The fight against the brewery has been going on for nearly four years.

President López Obrador announced that the vote to determine the fate of a brewery being built by U.S. beverage producer Constellation Brands in Mexicali will be conducted on March 21 and 22.

The president announced the vote last week to much opposition from the company and even the U.S. Embassy, which said a vote would not be good for Mexico.

“It is binding because the Ministry of the Interior has the faculties for such a proposition. It’s actually not called a consultation, it’s called a participatory exercise,” he said at his morning press conference on Monday.

Farmers and other residents of the area have opposed the construction of the brewery since 2016, claiming that it will put a strain on the region’s water supply.

The president said that the federal government will set up information tables to apprise the public of the permits the company has received and who granted them.

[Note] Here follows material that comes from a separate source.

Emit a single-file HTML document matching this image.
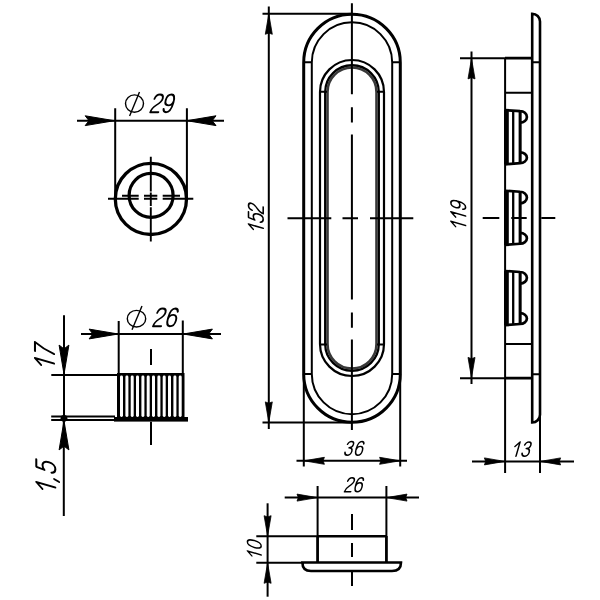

“We’re going to announce the opinions in favor and those against. We’re going to explain how the company received all of its permits for construction,” he said.

He denounced that his administration is being subjected to pressures by businessmen and financial groups that view the public consultation as a threat to the completion of the project.

“We want the citizens to be those who decide, we want the public to decide,” he said, adding that the government will not issue permits for other projects like the brewery, which require large amounts of water, in the north of the country, where the resource is scarce.

Constellation Brands, which exports Corona and other beer brands to the United States, has said that the plant “will not affect, at any moment, the availability and supply of water in the region.”

The company, which has breweries in other parts of the north of the country, has said that the Mexicali plant will be ready at the end of 2021, after several setbacks due to local opposition to the project.

Construction is currently around 70% complete and the company has invested around US $900 million so far.

“We have to find a balance,” the president said. “The health of the people comes first, we can’t leave people without water. If there are other options for water for the people and water for the company, they can go ahead; if not, it can’t be done. This is the criterion, but both can be done when we look for options,” he said.

The company responded to the president by saying that it does not have the time to carry out a public consultation and that with such an uncertain future, it might have to look elsewhere for such a project.

“Although we consider that the best for our company and for Mexico is that our emblematic brands continue to be produced in Mexico, if we must expand and can’t do it in the country, we might not have any other option than to look elsewhere for production,” said company president Daniel A. Baima in a letter to López Obrador.

“The company no longer has the time to carry out a public consultation in which its future in Mexico continues to be uncertain. We hope to be able to count on your valuable support in order to put an end to the delays and underwrite this historic agreement,” he said.

The public was set to vote on the project last year until electoral authorities in Baja California reversed the decision to conduct the consultation in March of 2019.